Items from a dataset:
========================================
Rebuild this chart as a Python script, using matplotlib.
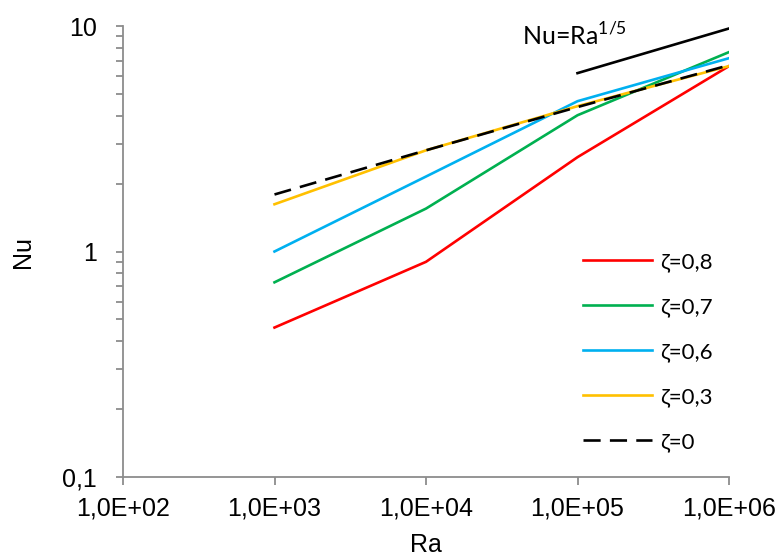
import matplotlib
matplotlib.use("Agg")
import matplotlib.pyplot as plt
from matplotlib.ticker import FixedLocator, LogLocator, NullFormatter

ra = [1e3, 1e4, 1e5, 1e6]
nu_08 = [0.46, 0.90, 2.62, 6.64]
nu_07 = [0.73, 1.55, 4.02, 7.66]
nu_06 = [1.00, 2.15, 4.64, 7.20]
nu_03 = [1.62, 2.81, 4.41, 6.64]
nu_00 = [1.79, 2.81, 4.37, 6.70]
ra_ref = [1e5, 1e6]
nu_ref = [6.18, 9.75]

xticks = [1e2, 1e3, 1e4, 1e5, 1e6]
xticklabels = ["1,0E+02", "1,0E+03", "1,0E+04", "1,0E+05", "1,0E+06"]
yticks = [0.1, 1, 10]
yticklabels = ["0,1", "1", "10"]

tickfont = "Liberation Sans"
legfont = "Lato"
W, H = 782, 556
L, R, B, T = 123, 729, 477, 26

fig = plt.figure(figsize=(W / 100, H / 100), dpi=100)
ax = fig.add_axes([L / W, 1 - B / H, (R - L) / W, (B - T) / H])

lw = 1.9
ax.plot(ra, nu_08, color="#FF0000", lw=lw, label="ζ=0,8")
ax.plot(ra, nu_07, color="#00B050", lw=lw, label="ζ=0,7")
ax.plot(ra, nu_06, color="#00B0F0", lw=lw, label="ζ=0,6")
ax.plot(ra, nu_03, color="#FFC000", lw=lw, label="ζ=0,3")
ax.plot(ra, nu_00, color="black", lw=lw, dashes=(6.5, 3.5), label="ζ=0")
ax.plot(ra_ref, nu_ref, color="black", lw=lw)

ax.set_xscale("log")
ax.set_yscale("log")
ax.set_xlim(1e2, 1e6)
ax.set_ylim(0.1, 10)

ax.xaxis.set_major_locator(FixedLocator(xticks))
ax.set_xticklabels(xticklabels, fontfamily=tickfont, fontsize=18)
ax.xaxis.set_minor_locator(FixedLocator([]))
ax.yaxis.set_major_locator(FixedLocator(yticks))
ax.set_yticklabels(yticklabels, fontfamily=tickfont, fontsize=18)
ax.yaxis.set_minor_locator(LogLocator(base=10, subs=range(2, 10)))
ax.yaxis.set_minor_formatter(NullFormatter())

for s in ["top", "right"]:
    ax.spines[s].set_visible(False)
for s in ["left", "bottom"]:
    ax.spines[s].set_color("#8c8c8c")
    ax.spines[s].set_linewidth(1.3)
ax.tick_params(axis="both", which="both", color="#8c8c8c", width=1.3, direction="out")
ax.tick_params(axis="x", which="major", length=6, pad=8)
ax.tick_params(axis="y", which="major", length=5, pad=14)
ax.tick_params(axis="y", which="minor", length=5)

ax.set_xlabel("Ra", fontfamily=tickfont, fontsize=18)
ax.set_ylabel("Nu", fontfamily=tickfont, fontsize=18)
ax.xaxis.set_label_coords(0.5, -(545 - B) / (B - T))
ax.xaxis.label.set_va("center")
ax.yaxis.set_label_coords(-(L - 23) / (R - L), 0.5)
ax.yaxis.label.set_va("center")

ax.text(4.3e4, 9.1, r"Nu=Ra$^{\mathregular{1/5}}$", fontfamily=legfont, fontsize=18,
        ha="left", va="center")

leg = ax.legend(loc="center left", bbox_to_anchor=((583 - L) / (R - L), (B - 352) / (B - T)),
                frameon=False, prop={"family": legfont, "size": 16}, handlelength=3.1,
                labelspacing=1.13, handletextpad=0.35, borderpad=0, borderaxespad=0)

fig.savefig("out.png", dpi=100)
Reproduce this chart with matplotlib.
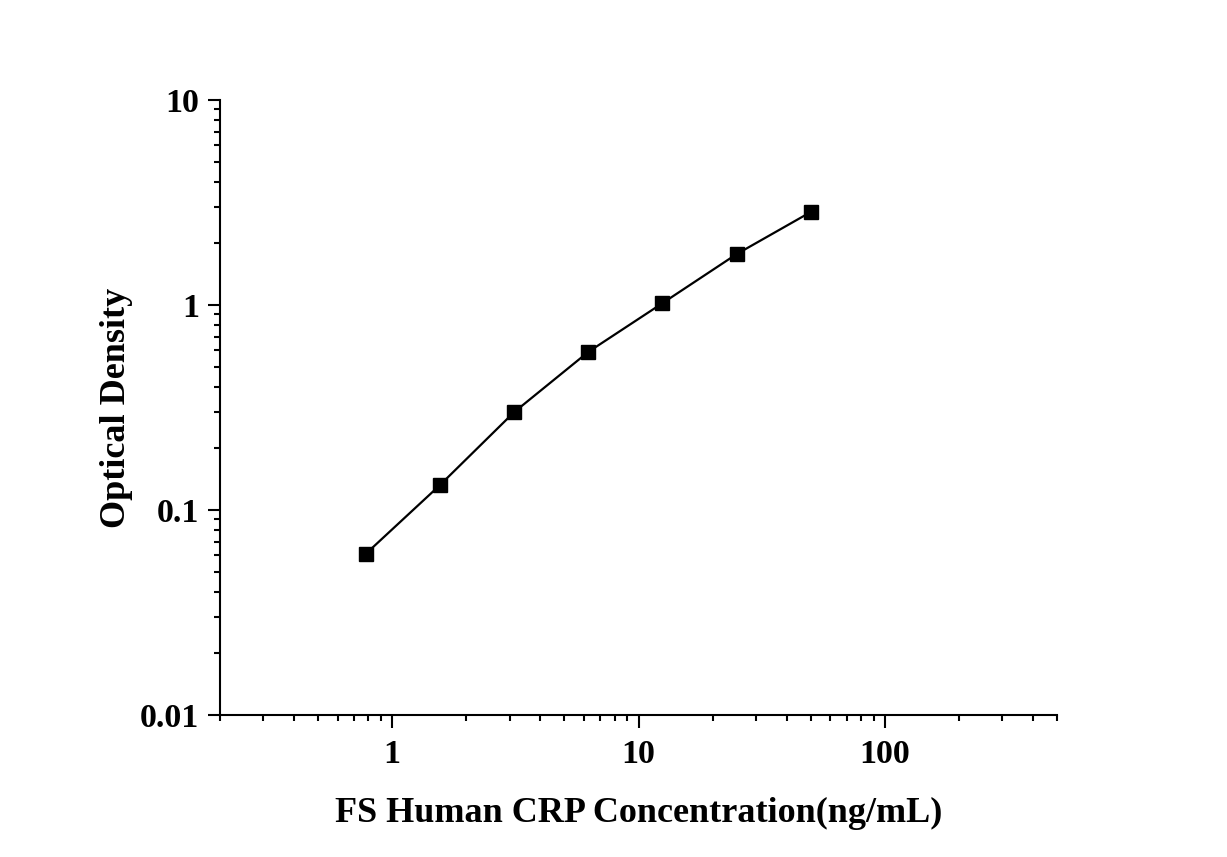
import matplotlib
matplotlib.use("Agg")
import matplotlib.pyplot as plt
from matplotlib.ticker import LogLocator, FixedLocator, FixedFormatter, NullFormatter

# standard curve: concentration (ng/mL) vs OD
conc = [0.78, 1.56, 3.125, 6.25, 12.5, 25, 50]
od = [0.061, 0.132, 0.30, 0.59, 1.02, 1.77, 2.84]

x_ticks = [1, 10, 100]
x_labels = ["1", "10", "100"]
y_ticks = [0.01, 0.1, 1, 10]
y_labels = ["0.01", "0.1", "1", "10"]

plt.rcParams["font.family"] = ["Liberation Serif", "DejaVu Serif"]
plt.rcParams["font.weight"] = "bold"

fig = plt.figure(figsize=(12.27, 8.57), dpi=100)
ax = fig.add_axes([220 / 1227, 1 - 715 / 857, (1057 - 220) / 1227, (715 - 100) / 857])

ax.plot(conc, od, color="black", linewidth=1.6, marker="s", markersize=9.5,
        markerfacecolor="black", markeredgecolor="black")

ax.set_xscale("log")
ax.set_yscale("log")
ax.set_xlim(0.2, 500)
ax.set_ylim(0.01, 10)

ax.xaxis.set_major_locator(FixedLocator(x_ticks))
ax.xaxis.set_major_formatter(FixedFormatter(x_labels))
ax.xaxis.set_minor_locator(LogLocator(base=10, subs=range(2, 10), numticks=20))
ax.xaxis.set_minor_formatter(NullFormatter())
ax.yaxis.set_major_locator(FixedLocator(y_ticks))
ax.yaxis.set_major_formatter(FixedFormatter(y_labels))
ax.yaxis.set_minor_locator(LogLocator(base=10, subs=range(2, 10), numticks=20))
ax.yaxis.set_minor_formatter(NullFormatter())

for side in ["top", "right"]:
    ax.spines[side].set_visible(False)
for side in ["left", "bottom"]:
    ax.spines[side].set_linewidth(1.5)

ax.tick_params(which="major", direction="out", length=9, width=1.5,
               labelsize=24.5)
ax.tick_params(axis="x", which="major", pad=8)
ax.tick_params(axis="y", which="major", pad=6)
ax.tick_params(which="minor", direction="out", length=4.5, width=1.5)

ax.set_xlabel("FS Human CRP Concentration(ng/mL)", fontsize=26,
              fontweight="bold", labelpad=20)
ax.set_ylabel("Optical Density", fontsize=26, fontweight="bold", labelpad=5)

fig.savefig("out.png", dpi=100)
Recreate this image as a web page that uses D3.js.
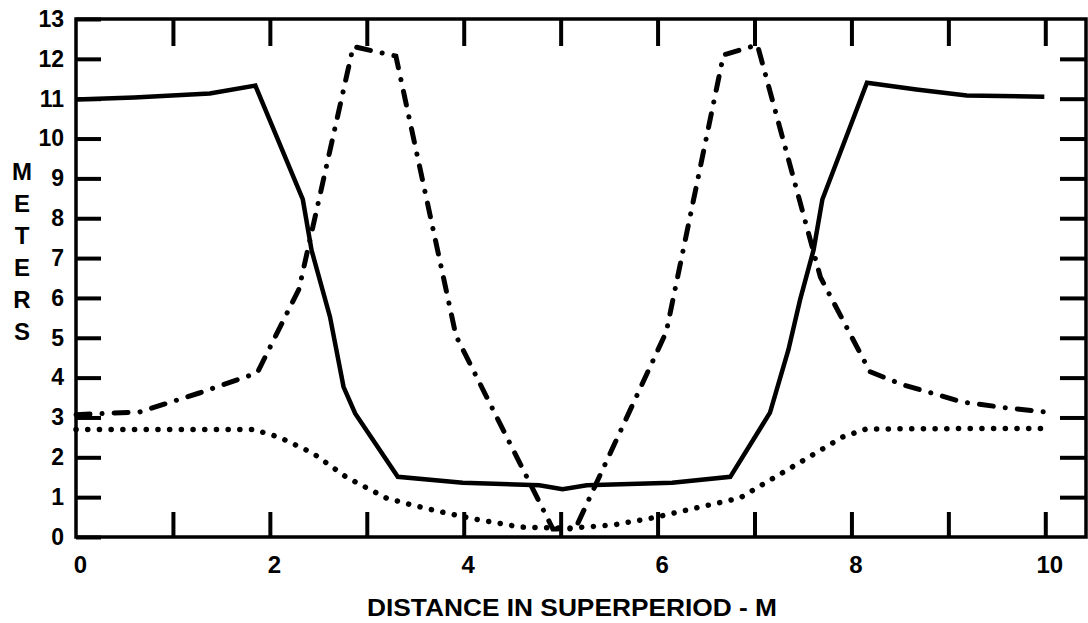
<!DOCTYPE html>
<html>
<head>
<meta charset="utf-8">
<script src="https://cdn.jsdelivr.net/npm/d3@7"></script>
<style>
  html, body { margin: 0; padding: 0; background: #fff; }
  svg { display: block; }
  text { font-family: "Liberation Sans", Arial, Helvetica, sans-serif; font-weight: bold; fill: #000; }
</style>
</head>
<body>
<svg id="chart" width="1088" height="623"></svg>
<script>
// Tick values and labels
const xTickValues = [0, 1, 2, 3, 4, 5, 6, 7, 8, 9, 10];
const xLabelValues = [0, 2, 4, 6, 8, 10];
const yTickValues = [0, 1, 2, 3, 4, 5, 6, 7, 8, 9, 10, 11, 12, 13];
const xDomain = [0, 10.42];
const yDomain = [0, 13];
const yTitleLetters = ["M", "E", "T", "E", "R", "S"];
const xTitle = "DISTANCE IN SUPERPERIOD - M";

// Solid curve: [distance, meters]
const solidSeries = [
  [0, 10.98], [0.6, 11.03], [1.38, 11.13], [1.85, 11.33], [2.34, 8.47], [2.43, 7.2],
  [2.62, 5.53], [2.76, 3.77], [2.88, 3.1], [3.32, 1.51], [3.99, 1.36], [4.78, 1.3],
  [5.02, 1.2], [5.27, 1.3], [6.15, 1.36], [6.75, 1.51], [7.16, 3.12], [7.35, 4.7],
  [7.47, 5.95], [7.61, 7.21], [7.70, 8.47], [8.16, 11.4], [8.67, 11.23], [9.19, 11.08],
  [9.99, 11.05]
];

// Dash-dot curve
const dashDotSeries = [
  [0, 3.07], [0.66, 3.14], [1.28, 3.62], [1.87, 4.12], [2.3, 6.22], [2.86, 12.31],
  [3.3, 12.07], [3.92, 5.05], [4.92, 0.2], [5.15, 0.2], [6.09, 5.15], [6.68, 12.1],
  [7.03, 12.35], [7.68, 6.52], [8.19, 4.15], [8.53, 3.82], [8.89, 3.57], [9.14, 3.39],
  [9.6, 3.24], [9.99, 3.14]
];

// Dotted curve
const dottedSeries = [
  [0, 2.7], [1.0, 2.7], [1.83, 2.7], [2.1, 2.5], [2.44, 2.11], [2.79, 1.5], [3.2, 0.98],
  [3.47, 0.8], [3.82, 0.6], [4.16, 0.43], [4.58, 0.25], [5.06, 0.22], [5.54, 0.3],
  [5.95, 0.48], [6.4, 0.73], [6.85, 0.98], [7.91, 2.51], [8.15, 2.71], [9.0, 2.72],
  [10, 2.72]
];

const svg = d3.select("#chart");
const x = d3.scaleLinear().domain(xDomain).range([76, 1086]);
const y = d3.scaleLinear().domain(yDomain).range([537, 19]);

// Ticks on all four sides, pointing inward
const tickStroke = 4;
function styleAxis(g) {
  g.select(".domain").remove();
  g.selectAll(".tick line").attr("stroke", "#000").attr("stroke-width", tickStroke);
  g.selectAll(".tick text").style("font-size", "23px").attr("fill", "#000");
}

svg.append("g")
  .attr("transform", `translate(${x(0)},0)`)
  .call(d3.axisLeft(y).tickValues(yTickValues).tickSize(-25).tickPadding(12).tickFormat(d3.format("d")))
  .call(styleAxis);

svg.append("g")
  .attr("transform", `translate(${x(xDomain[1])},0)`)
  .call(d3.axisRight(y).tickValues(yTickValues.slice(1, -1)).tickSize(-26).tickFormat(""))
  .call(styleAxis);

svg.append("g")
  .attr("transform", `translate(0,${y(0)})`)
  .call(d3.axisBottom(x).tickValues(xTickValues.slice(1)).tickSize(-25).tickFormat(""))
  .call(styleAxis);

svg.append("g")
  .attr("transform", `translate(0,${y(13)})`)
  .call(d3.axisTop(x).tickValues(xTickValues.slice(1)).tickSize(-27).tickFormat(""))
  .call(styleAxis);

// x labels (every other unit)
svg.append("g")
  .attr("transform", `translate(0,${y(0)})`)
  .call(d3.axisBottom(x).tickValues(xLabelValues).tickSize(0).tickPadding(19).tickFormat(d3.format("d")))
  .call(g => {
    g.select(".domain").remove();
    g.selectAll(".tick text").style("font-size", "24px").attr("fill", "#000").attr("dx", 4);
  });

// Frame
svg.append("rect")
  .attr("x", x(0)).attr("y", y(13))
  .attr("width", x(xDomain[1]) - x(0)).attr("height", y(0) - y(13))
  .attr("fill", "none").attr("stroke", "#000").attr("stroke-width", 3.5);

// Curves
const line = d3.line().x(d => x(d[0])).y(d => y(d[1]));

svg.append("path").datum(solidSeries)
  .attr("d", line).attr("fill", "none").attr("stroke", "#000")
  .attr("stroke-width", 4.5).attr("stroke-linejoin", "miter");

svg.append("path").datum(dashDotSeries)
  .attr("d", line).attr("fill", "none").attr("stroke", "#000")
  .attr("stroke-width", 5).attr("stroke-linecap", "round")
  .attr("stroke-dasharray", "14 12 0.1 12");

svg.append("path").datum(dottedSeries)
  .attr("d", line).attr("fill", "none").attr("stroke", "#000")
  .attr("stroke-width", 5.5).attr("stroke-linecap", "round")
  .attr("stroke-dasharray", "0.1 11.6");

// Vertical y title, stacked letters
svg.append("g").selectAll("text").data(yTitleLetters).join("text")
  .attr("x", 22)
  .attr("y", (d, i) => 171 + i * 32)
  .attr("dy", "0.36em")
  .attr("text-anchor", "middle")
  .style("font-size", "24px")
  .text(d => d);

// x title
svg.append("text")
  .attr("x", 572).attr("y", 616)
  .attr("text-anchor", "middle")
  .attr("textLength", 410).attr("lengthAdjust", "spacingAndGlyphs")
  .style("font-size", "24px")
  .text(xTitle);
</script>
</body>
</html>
========================================
Task directions:
State how many lines in the records above contain the word "script", giving only the number.

Reply:
4